Why did you decide to join Texas ASE/EM?

Austin’s vibrant culture and the department’s well-respected reputation made it an easy decision to apply. I also saw opportunities to collaborate on interdisciplinary work and develop good industry connections. Overall, UT has the full package, including an environment that allows for great potential and research breakthroughs to be possible. I’m excited to be a part of it.

What do you enjoy most about your research?

I like the prospect that material characterization research will never stop evolving. Current applications and technologies are very reliant on an accurate understanding of materials. We need to do an even better job of pushing the constraints of these materials further so that we can continue to develop technologies that are at low cost, and very reliable and efficient.

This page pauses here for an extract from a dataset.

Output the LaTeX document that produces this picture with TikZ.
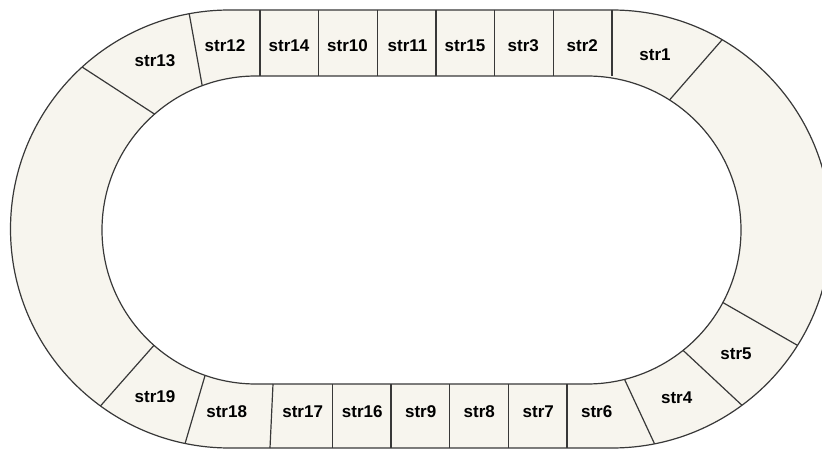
\documentclass[tikz,border=0pt]{standalone}
\usepackage{fontspec}
\setmainfont{Liberation Sans}
\usetikzlibrary{calc}
\definecolor{ringfill}{HTML}{F7F5EE}
\definecolor{ringline}{HTML}{383838}
\tikzset{
  ringedge/.style={draw=ringline, line width=1.2pt},
  divider/.style={draw=ringline, line width=1.2pt},
  seglabel/.style={font=\fontsize{17}{20}\selectfont\bfseries, text=black, inner sep=0pt}
}
\begin{document}
\begin{tikzpicture}[x=1pt,y=-1pt]
\useasboundingbox (0,0) rectangle (822,449);
\clip (0,0) rectangle (822,449);
% centres
\coordinate (OL) at (229.5,229);
\coordinate (OR) at (612,229);
\coordinate (IL) at (256,230);
\coordinate (IR) at (587,230);
% ring fill
\fill[ringfill, even odd rule]
  (229.5,10) -- (612,10) arc[start angle=-90,end angle=90,radius=219] -- (229.5,448) arc[start angle=90,end angle=270,radius=219] -- cycle
  (256,76) -- (587,76) arc[start angle=-90,end angle=90,radius=154] -- (256,384) arc[start angle=90,end angle=270,radius=154] -- cycle;
% outlines
\draw[ringedge] (229.5,10) -- (612,10) arc[start angle=-90,end angle=90,radius=219] -- (229.5,448) arc[start angle=90,end angle=270,radius=219] -- cycle;
\draw[ringedge] (256,76) -- (587,76) arc[start angle=-90,end angle=90,radius=154] -- (256,384) arc[start angle=90,end angle=270,radius=154] -- cycle;
% curved-part dividers
\coordinate (a1) at ($(OL)+(-100.6:219)$); \coordinate (b1) at ($(IL)+(-110.45:154)$);
\coordinate (a2) at ($(OL)+(-132.3:219)$); \coordinate (b2) at ($(IL)+(-131.2:154)$);
\coordinate (a3) at ($(OL)+(126.1:219)$);  \coordinate (b3) at ($(IL)+(131.5:154)$);
\coordinate (a4) at ($(OL)+(101.7:219)$);  \coordinate (b4) at ($(IL)+(109.3:154)$);
\coordinate (a5) at ($(OR)+(-59.8:219)$);  \coordinate (b5) at ($(IR)+(-57.6:154)$);
\coordinate (a6) at ($(OR)+(32.1:219)$);   \coordinate (b6) at ($(IR)+(28.1:154)$);
\coordinate (a7) at ($(OR)+(53.6:219)$);   \coordinate (b7) at ($(IR)+(51.4:154)$);
\coordinate (a8) at ($(OR)+(78.8:219)$);   \coordinate (b8) at ($(IR)+(75.9:154)$);
\foreach \i in {1,...,8} {\draw[divider] (a\i) -- (b\i);}
% top straight dividers
\foreach \x in {260,318.67,377.33,436,494.67,553.33,612} {
  \coordinate (tu) at (\x,10); \coordinate (td) at (\x,76);
  \draw[divider] (tu) -- (td);
}
% bottom straight dividers
\coordinate (bu0) at (273,384); \coordinate (bd0) at (270,448);
\draw[divider] (bu0) -- (bd0);
\foreach \x in {332.3,391,449.7,508.3,567} {
  \coordinate (bu) at (\x,384); \coordinate (bd) at (\x,448);
  \draw[divider] (bu) -- (bd);
}
% labels
\node[seglabel] (s13) at (155,60.7) {str13};
\node[seglabel] (s12) at (225,45.7) {str12};
\node[seglabel] (s14) at (289,45.7) {str14};
\node[seglabel] (s10) at (347.5,45.7) {str10};
\node[seglabel] (s11) at (407.5,45.7) {str11};
\node[seglabel] (s15) at (465,45.7) {str15};
\node[seglabel] (s3) at (523.3,45.7) {str3};
\node[seglabel] (s2) at (582.3,45.7) {str2};
\node[seglabel] (s1) at (655,54.3) {str1};
\node[seglabel] (s5) at (736,353.3) {str5};
\node[seglabel] (s4) at (676.7,397.3) {str4};
\node[seglabel] (s6) at (596.7,411.7) {str6};
\node[seglabel] (s7) at (538.3,411.7) {str7};
\node[seglabel] (s8) at (479.3,411.7) {str8};
\node[seglabel] (s9) at (420.7,411.7) {str9};
\node[seglabel] (s16) at (362.3,411.7) {str16};
\node[seglabel] (s17) at (302.7,411.7) {str17};
\node[seglabel] (s18) at (226.7,411.7) {str18};
\node[seglabel] (s19) at (155,396.7) {str19};
\end{tikzpicture}
\end{document}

Tell us about your teaching philosophy.

I think it’s important that students learn to think scientifically about engineering problems. The recent developments of AI could create a turbulent time in education for the next 10-20 years. Students should be capable of transferring their knowledge and skills to different disciplines. I encourage them to be open-minded and allow them to solve problems in many different ways.

What future do you see for AI?

It’s going to be collaborative, and I think it has huge potential for us to replace the jobs that we don’t want to do. But AI cannot acquire new knowledge easily, so that's where we need to come in as researchers, and that's where our students need to be – pushing further than we are now to advance what's possible.

How do you like to spend your free time?

I like spending my time outdoors like running and hiking.  I also love to cook so I am looking forward to learning more about Texas BBQ.